Stored data:
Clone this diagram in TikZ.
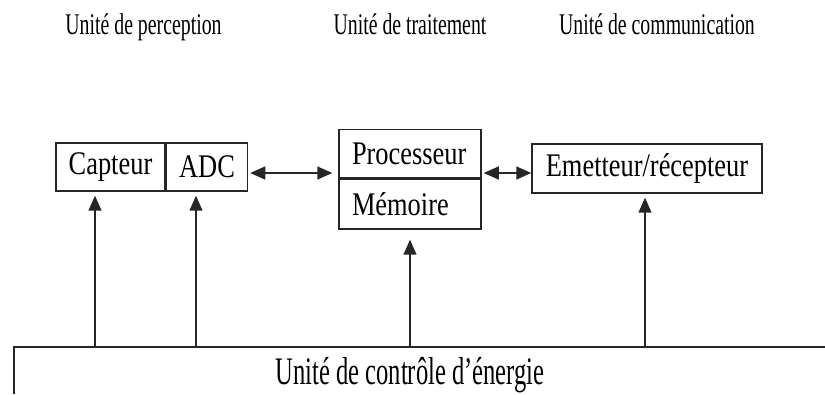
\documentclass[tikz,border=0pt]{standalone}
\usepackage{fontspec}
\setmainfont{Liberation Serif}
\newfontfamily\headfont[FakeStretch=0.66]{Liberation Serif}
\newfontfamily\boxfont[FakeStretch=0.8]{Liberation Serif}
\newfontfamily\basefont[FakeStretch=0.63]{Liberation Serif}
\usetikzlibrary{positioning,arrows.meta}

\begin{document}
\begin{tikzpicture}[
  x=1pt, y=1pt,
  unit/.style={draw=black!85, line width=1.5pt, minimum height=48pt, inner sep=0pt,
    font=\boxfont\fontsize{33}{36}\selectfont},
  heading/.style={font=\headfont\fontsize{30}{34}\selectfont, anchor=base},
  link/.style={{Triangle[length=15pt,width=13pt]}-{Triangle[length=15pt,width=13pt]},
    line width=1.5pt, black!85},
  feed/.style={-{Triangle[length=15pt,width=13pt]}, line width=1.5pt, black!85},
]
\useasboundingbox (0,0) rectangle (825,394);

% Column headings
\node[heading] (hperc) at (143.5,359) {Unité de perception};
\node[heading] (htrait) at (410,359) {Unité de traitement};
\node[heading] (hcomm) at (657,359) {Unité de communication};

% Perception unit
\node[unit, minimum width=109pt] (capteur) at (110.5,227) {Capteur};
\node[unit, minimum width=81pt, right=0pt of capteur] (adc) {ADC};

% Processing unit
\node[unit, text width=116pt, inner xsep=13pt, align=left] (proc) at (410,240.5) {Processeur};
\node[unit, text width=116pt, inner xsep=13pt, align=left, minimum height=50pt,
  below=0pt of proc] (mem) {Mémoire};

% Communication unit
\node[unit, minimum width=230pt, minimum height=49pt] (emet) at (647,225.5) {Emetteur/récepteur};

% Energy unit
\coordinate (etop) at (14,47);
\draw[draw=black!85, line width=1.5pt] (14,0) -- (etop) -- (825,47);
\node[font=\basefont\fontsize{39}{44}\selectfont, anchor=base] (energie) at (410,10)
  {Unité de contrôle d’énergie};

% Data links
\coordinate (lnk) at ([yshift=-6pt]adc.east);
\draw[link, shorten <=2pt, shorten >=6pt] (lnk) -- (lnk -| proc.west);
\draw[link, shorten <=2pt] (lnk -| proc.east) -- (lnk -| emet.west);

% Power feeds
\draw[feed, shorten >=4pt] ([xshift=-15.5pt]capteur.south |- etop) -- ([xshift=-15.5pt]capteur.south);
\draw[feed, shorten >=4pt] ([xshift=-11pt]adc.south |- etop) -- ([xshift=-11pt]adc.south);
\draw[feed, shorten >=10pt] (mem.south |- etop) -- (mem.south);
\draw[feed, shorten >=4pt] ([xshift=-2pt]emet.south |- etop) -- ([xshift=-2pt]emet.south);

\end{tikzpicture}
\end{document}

Do this: Copy exactly the lines running from the beginning of the listing through the line that has "below=0pt of proc]". Drop the pictures.

Expected output:
Clone this diagram in TikZ.
\documentclass[tikz,border=0pt]{standalone}
\usepackage{fontspec}
\setmainfont{Liberation Serif}
\newfontfamily\headfont[FakeStretch=0.66]{Liberation Serif}
\newfontfamily\boxfont[FakeStretch=0.8]{Liberation Serif}
\newfontfamily\basefont[FakeStretch=0.63]{Liberation Serif}
\usetikzlibrary{positioning,arrows.meta}

\begin{document}
\begin{tikzpicture}[
  x=1pt, y=1pt,
  unit/.style={draw=black!85, line width=1.5pt, minimum height=48pt, inner sep=0pt,
    font=\boxfont\fontsize{33}{36}\selectfont},
  heading/.style={font=\headfont\fontsize{30}{34}\selectfont, anchor=base},
  link/.style={{Triangle[length=15pt,width=13pt]}-{Triangle[length=15pt,width=13pt]},
    line width=1.5pt, black!85},
  feed/.style={-{Triangle[length=15pt,width=13pt]}, line width=1.5pt, black!85},
]
\useasboundingbox (0,0) rectangle (825,394);

% Column headings
\node[heading] (hperc) at (143.5,359) {Unité de perception};
\node[heading] (htrait) at (410,359) {Unité de traitement};
\node[heading] (hcomm) at (657,359) {Unité de communication};

% Perception unit
\node[unit, minimum width=109pt] (capteur) at (110.5,227) {Capteur};
\node[unit, minimum width=81pt, right=0pt of capteur] (adc) {ADC};

% Processing unit
\node[unit, text width=116pt, inner xsep=13pt, align=left] (proc) at (410,240.5) {Processeur};
\node[unit, text width=116pt, inner xsep=13pt, align=left, minimum height=50pt,
  below=0pt of proc] (mem) {Mémoire};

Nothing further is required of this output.